View Full Version : shader slowdown



driver
11-18-2014, 02:09 PM
HI

I notice that as soon as i put in the following line in my compute shader code, it slows down. Does anyone have ideas as to why?


Attempt 1:


float result = float(int(1 | (-1*int(x > threshold))));


Attempt 2:


float result=float(int(x < threshold) - int(x > threshold));


Both of these return -1 if x (the value being tested) is greater than threshold, 0 if equal, and 1 if x is less than threshold.

threshold is a uniform declared at the beginning of the shader.



uniform float threshold;

float x;



Note: x is a float read out of a SSBO or array buffer. I just labelled it float x her for brevity.

Much thanks.

William87
11-21-2014, 02:13 AM
Hi.

Compute shaders provide some form of memory sharing and thread synchronization.
(I assume you are using win and dx11)

I had this problem on my previous computer, but it seemed to resolve "it self" on my new.
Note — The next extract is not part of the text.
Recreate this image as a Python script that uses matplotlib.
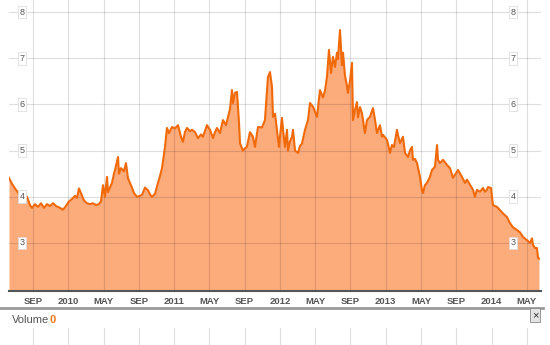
import matplotlib
matplotlib.use("Agg")
import matplotlib.pyplot as plt
from matplotlib.lines import Line2D
from matplotlib.transforms import blended_transform_factory

plt.rcParams['font.family'] = ['Liberation Sans', 'DejaVu Sans']

# months counted from Jan 2009 (Jan 2010 = 12)
months = [5.28, 5.62, 6.07, 6.53, 6.98, 7.32, 7.66, 7.89, 8.23, 8.57, 8.91, 9.25, 9.59, 9.93,
          10.27, 10.61, 11.06, 11.40, 11.74, 12.08, 12.42, 12.76, 12.99, 13.22, 13.44, 13.78,
          14.12, 14.46, 14.80, 15.14, 15.48, 15.71, 15.94, 16.16, 16.39, 16.50, 16.73, 16.96,
          17.18, 17.30, 17.64, 17.75, 17.98, 18.32, 18.54, 18.77, 19.00, 19.22, 19.45, 19.79,
          20.13, 20.36, 20.70, 21.04, 21.27, 21.49, 21.83, 22.17, 22.40, 22.63, 22.97, 23.19,
          23.42, 23.76, 24.10, 24.44, 24.78, 25.01, 25.23, 25.46, 25.80, 26.03, 26.37, 26.71,
          27.05, 27.27, 27.73, 28.07, 28.41, 28.64, 28.86, 29.20, 29.54, 29.88, 30.11, 30.34,
          30.56, 30.68, 30.90, 31.13, 31.36, 31.47, 31.81, 32.04, 32.26, 32.60, 32.94, 33.17,
          33.51, 33.96, 34.30, 34.53, 34.64, 34.87, 35.10, 35.21, 35.44, 35.66, 35.89, 36.23,
          36.35, 36.57, 36.80, 36.91, 37.14, 37.37, 37.48, 37.71, 38.05, 38.27, 38.50, 38.84,
          39.18, 39.41, 39.75, 40.20, 40.54, 40.88, 41.11, 41.33, 41.56, 41.79, 42.01, 42.24,
          42.47, 42.58, 42.81, 43.03, 43.15, 43.37, 43.60, 43.71, 43.94, 44.17, 44.28, 44.51,
          44.73, 44.85, 45.08, 45.30, 45.42, 45.64, 45.87, 46.21, 46.55, 46.78, 47.00, 47.34,
          47.57, 47.68, 48.14, 48.48, 48.70, 48.93, 49.27, 49.38, 49.61, 49.95, 50.18, 50.52,
          50.74, 50.97, 51.08, 51.31, 51.54, 51.88, 52.10, 52.22, 52.44, 52.67, 53.01, 53.24,
          53.58, 53.81, 53.92, 54.15, 54.49, 54.94, 55.28, 55.62, 56.07, 56.19, 56.64, 56.98,
          57.21, 57.55, 57.89, 58.11, 58.34, 58.68, 59.02, 59.25, 59.47, 59.59, 59.93, 60.15,
          60.61, 60.95, 61.29, 61.74, 62.08, 62.42, 62.88, 63.22, 63.56, 64.01, 64.35, 64.58,
          64.69, 64.92, 65.14, 65.26, 65.37]

price = [4.41, 4.28, 4.15, 4.04, 3.95, 4.00, 3.82, 3.76, 3.84, 3.78, 3.86, 3.76, 3.84, 3.80,
         3.86, 3.80, 3.76, 3.72, 3.80, 3.90, 3.95, 4.02, 3.98, 4.18, 4.08, 3.92,
         3.86, 3.84, 3.86, 3.82, 3.84, 3.90, 4.25, 4.00, 4.43, 4.10, 4.20, 4.30,
         4.50, 4.58, 4.86, 4.50, 4.62, 4.55, 4.73, 4.40, 4.30, 4.20, 4.08, 4.00,
         4.02, 4.04, 4.20, 4.14, 4.05, 4.00, 4.06, 4.30, 4.45, 4.62, 5.08, 5.49,
         5.38, 5.51, 5.48, 5.55, 5.30, 5.19, 5.40, 5.49, 5.42, 5.45, 5.40, 5.27,
         5.35, 5.30, 5.55, 5.45, 5.27, 5.40, 5.49, 5.38, 5.66, 5.55, 5.73, 5.90,
         6.31, 6.03, 6.25, 6.27, 5.60, 5.16, 5.00, 5.05, 5.08, 5.40, 5.30, 5.08,
         5.51, 5.50, 5.66, 6.30, 6.59, 6.70, 6.38, 5.73, 5.80, 5.45, 5.08, 5.71,
         5.45, 5.08, 5.45, 5.00, 5.20, 5.30, 5.45, 5.00, 4.95, 5.10, 5.15, 5.45,
         5.66, 6.03, 5.95, 5.73, 6.31, 6.15, 6.30, 6.59, 7.18, 6.68, 7.03, 6.81,
         7.12, 6.98, 7.61, 6.85, 7.12, 6.63, 6.40, 6.25, 6.50, 6.90, 5.66, 5.88,
         6.05, 5.72, 5.94, 5.81, 5.66, 5.38, 5.66, 5.73, 5.92, 5.66, 5.38, 5.55,
         5.30, 5.34, 5.23, 4.95, 5.12, 5.08, 5.45, 5.34, 5.16, 5.30, 4.95, 4.86,
         5.00, 5.08, 4.80, 4.82, 4.73, 4.43, 4.15, 4.08, 4.25, 4.30, 4.43, 4.58,
         4.65, 5.12, 4.80, 4.73, 4.80, 4.69, 4.62, 4.41, 4.54, 4.58, 4.43, 4.30,
         4.37, 4.26, 4.15, 4.00, 4.15, 4.11, 4.19, 4.11, 4.15, 4.21, 4.19, 3.82,
         3.78, 3.71, 3.64, 3.56, 3.43, 3.34, 3.28, 3.23, 3.13, 3.06, 3.00, 3.10,
         2.96, 2.89, 2.89, 2.68, 2.66]

tick_months = [8, 12, 16, 20, 24, 28, 32, 36, 40, 44, 48, 52, 56, 60, 64]
tick_labels = ['SEP', '2010', 'MAY', 'SEP', '2011', 'MAY', 'SEP', '2012', 'MAY', 'SEP',
               '2013', 'MAY', 'SEP', '2014', 'MAY']
y_ticks = [3, 4, 5, 6, 7, 8]

W, H = 550, 345
fig = plt.figure(figsize=(5.5, 3.45), dpi=100)

x0, x1 = 9, 541
ax = fig.add_axes([x0 / W, (H - 291) / H, (x1 - x0) / W, 291 / H])
ax.set_xlim(5.28, 65.60)
ax.set_ylim(1.96, 8.26)

ax.fill_between(months, price, 1.96, color='#fcab7b', lw=0, zorder=1)
for m in tick_months:
    ax.axvline(m, color='black', alpha=0.13, lw=0.8, zorder=2)
for v in y_ticks:
    ax.axhline(v, color='black', alpha=0.13, lw=0.8, zorder=2)
ax.plot(months, price, color='#f06a0a', lw=1.5, zorder=3)

ax.set_xticks(tick_months)
ax.set_xticklabels(tick_labels, fontsize=6.8, fontweight='bold', color='#555555')
ax.tick_params(axis='x', length=0, pad=4)
ax.set_yticks([])
for s in ['top', 'left', 'right']:
    ax.spines[s].set_visible(False)
ax.spines['bottom'].set_color('#555555')
ax.spines['bottom'].set_linewidth(1.5)

tr = blended_transform_factory(ax.transAxes, ax.transData)
for v in y_ticks:
    for xa in [(22 - x0) / (x1 - x0), (513 - x0) / (x1 - x0)]:
        ax.text(xa, v, str(v), transform=tr, ha='center', va='center', fontsize=6.5,
                color='#555555', zorder=4,
                bbox=dict(boxstyle='square,pad=0.2', fc='white', ec='#d8d8d8', lw=0.5))

# separator and volume panel
fig.add_artist(Line2D([0, 543 / W], [(H - 308) / H] * 2, color='#9a9a9a', lw=2))
fig.text(12 / W, (H - 320) / H, 'Volume', fontsize=8, color='#555555', va='center')
fig.text(50 / W, (H - 320) / H, '0', fontsize=8, color='#f07a20', fontweight='bold', va='center')
fig.text(535 / W, (H - 315) / H, '×', fontsize=8, color='#333333', ha='center', va='center',
         bbox=dict(boxstyle='square,pad=0.15', fc='#e4e4e4', ec='#888888', lw=0.6))

vax = fig.add_axes([x0 / W, 0, (x1 - x0) / W, (H - 328) / H])
vax.set_xlim(5.28, 65.60)
for m in tick_months:
    vax.axvline(m, color='black', alpha=0.13, lw=0.8)
vax.axis('off')

fig.savefig('out.png', dpi=100)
Have you tried with other threshold values (just for testing)?

Good luck.
Best regards.

driver
11-21-2014, 01:46 PM
actually i am using win and opengl /glsl shaders, not dx11. i have tried two threshold values - 0 and 0.5. It doesn't make any difference though.

Dark Photon
11-21-2014, 06:11 PM
I notice that as soon as i put in the following line in my compute shader code, it slows down. Does anyone have ideas as to why?
...
Attempt 2:


float result=float(int(x < threshold) - int(x > threshold));


Both of these return -1 if x (the value being tested) is greater than threshold, 0 if equal, and 1 if x is less than threshold.

Interesting!

What about:


float result = sign( threshold-x );

driver
11-23-2014, 01:04 PM
Actually I have tried this too - doesn't help.

BUT

if i do just float result=sign(x) , it works fast....even tough this is not what i want. Is there any way the gpu optimizes this differently ?

Why would


float result=sign(x)

be fast but


float result= sign(threshold-x);


not be fast?

Dark Photon
11-24-2014, 05:49 AM
Why would "sign(x)" be fast but "sign(threshold-x);" not be fast?

Is this the only place that the "threshold" uniform is used?

If so, then the latter is going to pull in one more uniform into your shader (uniforms are silently removed if you don't reference them). It's possible that the amount of uniform space that your shader is consuming is the factor.

That said, define "fast" and "slow" in your use case. What frames/sec (or kernel executions/sec) are we talking about here for the "fast" and "slow" case, and how many of these operations are being executed per frame (or per kernel execution)?